Recorded information ::
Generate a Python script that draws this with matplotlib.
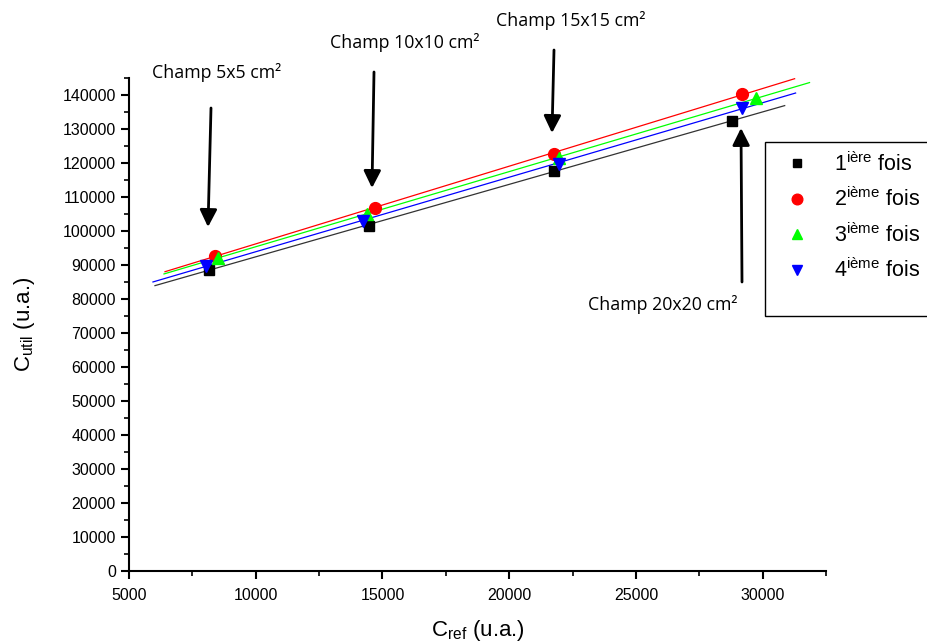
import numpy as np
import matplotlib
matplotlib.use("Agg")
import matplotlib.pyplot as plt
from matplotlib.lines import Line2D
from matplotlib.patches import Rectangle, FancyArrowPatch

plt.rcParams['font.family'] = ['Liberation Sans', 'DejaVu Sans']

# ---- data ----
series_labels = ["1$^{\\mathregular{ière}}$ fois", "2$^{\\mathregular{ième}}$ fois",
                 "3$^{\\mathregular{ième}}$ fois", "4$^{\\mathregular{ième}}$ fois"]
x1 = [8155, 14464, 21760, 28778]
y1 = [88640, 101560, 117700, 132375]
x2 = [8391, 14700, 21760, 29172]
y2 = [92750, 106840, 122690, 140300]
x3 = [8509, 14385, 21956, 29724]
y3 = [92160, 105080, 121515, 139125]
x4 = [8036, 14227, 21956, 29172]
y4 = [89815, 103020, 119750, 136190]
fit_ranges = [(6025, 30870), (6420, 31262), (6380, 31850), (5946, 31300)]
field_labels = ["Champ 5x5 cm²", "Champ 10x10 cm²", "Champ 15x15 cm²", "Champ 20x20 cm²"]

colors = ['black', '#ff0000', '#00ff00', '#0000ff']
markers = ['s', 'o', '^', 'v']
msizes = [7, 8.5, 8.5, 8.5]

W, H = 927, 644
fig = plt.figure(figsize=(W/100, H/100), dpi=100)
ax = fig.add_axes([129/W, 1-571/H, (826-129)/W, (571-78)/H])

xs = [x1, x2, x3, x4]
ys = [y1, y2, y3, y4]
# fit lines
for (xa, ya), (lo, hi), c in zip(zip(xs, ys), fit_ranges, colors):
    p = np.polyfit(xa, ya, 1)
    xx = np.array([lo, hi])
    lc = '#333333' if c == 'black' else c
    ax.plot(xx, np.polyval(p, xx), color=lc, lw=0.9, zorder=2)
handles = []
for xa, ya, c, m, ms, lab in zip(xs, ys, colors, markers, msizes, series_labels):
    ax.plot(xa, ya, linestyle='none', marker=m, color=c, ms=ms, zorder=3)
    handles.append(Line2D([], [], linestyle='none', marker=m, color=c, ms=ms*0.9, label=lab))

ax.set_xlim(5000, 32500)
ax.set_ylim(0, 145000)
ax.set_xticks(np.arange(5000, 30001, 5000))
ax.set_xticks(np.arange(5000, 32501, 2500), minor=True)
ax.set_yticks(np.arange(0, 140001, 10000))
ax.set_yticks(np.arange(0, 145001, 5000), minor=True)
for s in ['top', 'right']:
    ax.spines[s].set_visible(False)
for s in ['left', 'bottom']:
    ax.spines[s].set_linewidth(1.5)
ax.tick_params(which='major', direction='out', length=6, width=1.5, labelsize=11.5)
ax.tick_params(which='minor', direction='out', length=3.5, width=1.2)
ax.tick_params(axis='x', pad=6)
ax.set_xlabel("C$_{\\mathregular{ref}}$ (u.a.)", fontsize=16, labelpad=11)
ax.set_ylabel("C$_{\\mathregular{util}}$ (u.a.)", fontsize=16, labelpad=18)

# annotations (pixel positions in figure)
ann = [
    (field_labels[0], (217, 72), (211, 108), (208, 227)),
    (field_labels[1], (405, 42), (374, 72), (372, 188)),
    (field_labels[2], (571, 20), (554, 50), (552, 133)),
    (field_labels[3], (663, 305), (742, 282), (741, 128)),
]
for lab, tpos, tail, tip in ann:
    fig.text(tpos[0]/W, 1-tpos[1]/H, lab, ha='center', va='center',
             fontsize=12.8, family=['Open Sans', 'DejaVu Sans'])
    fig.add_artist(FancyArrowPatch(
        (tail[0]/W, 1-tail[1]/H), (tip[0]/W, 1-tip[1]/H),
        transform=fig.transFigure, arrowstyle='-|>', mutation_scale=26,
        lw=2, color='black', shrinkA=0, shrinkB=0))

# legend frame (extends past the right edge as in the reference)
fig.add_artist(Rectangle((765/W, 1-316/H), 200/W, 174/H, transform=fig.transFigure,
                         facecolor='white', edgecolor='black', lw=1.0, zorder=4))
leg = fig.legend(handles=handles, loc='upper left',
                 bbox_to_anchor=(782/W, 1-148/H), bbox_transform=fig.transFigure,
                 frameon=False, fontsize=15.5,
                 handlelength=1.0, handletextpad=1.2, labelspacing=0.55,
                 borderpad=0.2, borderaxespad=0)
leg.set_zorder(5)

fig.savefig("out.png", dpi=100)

Instructions to follow :: Extract the full listing exactly, with the pictures left out.

Answer to the exercise ::
Generate a Python script that draws this with matplotlib.
import numpy as np
import matplotlib
matplotlib.use("Agg")
import matplotlib.pyplot as plt
from matplotlib.lines import Line2D
from matplotlib.patches import Rectangle, FancyArrowPatch

plt.rcParams['font.family'] = ['Liberation Sans', 'DejaVu Sans']

# ---- data ----
series_labels = ["1$^{\\mathregular{ière}}$ fois", "2$^{\\mathregular{ième}}$ fois",
                 "3$^{\\mathregular{ième}}$ fois", "4$^{\\mathregular{ième}}$ fois"]
x1 = [8155, 14464, 21760, 28778]
y1 = [88640, 101560, 117700, 132375]
x2 = [8391, 14700, 21760, 29172]
y2 = [92750, 106840, 122690, 140300]
x3 = [8509, 14385, 21956, 29724]
y3 = [92160, 105080, 121515, 139125]
x4 = [8036, 14227, 21956, 29172]
y4 = [89815, 103020, 119750, 136190]
fit_ranges = [(6025, 30870), (6420, 31262), (6380, 31850), (5946, 31300)]
field_labels = ["Champ 5x5 cm²", "Champ 10x10 cm²", "Champ 15x15 cm²", "Champ 20x20 cm²"]

colors = ['black', '#ff0000', '#00ff00', '#0000ff']
markers = ['s', 'o', '^', 'v']
msizes = [7, 8.5, 8.5, 8.5]

W, H = 927, 644
fig = plt.figure(figsize=(W/100, H/100), dpi=100)
ax = fig.add_axes([129/W, 1-571/H, (826-129)/W, (571-78)/H])

xs = [x1, x2, x3, x4]
ys = [y1, y2, y3, y4]
# fit lines
for (xa, ya), (lo, hi), c in zip(zip(xs, ys), fit_ranges, colors):
    p = np.polyfit(xa, ya, 1)
    xx = np.array([lo, hi])
    lc = '#333333' if c == 'black' else c
    ax.plot(xx, np.polyval(p, xx), color=lc, lw=0.9, zorder=2)
handles = []
for xa, ya, c, m, ms, lab in zip(xs, ys, colors, markers, msizes, series_labels):
    ax.plot(xa, ya, linestyle='none', marker=m, color=c, ms=ms, zorder=3)
    handles.append(Line2D([], [], linestyle='none', marker=m, color=c, ms=ms*0.9, label=lab))

ax.set_xlim(5000, 32500)
ax.set_ylim(0, 145000)
ax.set_xticks(np.arange(5000, 30001, 5000))
ax.set_xticks(np.arange(5000, 32501, 2500), minor=True)
ax.set_yticks(np.arange(0, 140001, 10000))
ax.set_yticks(np.arange(0, 145001, 5000), minor=True)
for s in ['top', 'right']:
    ax.spines[s].set_visible(False)
for s in ['left', 'bottom']:
    ax.spines[s].set_linewidth(1.5)
ax.tick_params(which='major', direction='out', length=6, width=1.5, labelsize=11.5)
ax.tick_params(which='minor', direction='out', length=3.5, width=1.2)
ax.tick_params(axis='x', pad=6)
ax.set_xlabel("C$_{\\mathregular{ref}}$ (u.a.)", fontsize=16, labelpad=11)
ax.set_ylabel("C$_{\\mathregular{util}}$ (u.a.)", fontsize=16, labelpad=18)

# annotations (pixel positions in figure)
ann = [
    (field_labels[0], (217, 72), (211, 108), (208, 227)),
    (field_labels[1], (405, 42), (374, 72), (372, 188)),
    (field_labels[2], (571, 20), (554, 50), (552, 133)),
    (field_labels[3], (663, 305), (742, 282), (741, 128)),
]
for lab, tpos, tail, tip in ann:
    fig.text(tpos[0]/W, 1-tpos[1]/H, lab, ha='center', va='center',
             fontsize=12.8, family=['Open Sans', 'DejaVu Sans'])
    fig.add_artist(FancyArrowPatch(
        (tail[0]/W, 1-tail[1]/H), (tip[0]/W, 1-tip[1]/H),
        transform=fig.transFigure, arrowstyle='-|>', mutation_scale=26,
        lw=2, color='black', shrinkA=0, shrinkB=0))

# legend frame (extends past the right edge as in the reference)
fig.add_artist(Rectangle((765/W, 1-316/H), 200/W, 174/H, transform=fig.transFigure,
                         facecolor='white', edgecolor='black', lw=1.0, zorder=4))
leg = fig.legend(handles=handles, loc='upper left',
                 bbox_to_anchor=(782/W, 1-148/H), bbox_transform=fig.transFigure,
                 frameon=False, fontsize=15.5,
                 handlelength=1.0, handletextpad=1.2, labelspacing=0.55,
                 borderpad=0.2, borderaxespad=0)
leg.set_zorder(5)

fig.savefig("out.png", dpi=100)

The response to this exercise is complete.